Dickens wanted as many people as possible to purchase the book, so he charged five shillings, and sure enough, it was a huge best-seller — the first edition of 6,000 copies sold out by Christmas Eve. By the following spring, the book had run through seven editions.
Unfortunately, Dickens priced the book too low for the amount of cost that went into it — he had hoped to net £1,000 from the first edition, but he made just over £200. He wrote to a friend: “I had set my heart and soul upon a Thousand, clear. What a wonderful thing it is, that such a great success should occasion me such intolerable anxiety and disappointment! My year’s bills, unpaid, are so terrific, that all the energy and determination I can possibly exert will be required […] I am not afraid, if I reduce my expenses; but if I do not, I shall be ruined past all mortal hope of redemption.”

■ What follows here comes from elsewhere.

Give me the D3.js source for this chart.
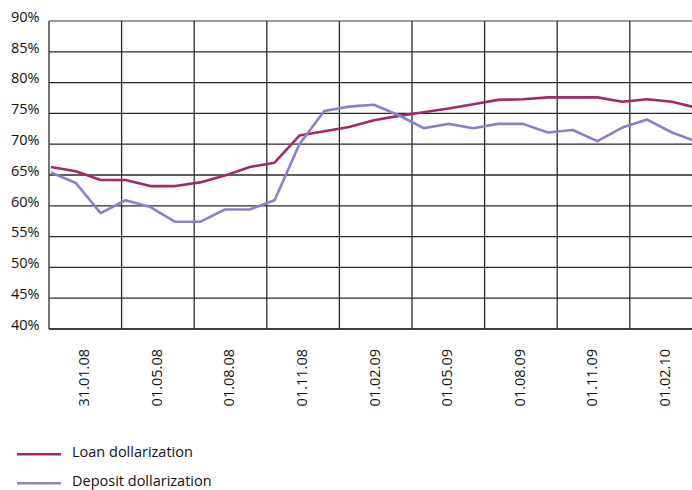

It’s the birthday of French singer Édith Piaf, born Édith Giovanna Gassion in Paris (1915). Her mother was a café singer and a drug addict, and her father was a street performer — an acrobat and contortionist. As a young girl, she was sent to her grandmother’s brothel, where she was raised by prostitutes. When she was a teenager, her father took her along with him to sing on street corners as part of his act. In 1935, she was discovered by a nightclub owner, Louis Leplée, who nicknamed her La Môme Piaf, or “the little sparrow” — she was not even 4′ 10″.
With the help of Leplée’s publicity, Piaf made her first record within the year; but in 1936, Leplée was murdered, and the police held Piaf for questioning. She was let go, but her reputation was damaged. The lyricist Raymond Asso, her lover, helped rebuild her image — he taught her how to dress and act on stage, and he wrote her songs about the tough life of the working class.
Piaf went on to become an international star, with songs like “La vie en rose” and “Non, je ne regrette rien.” She died at the age of 47, and 40,000 mourners joined her funeral procession in Paris.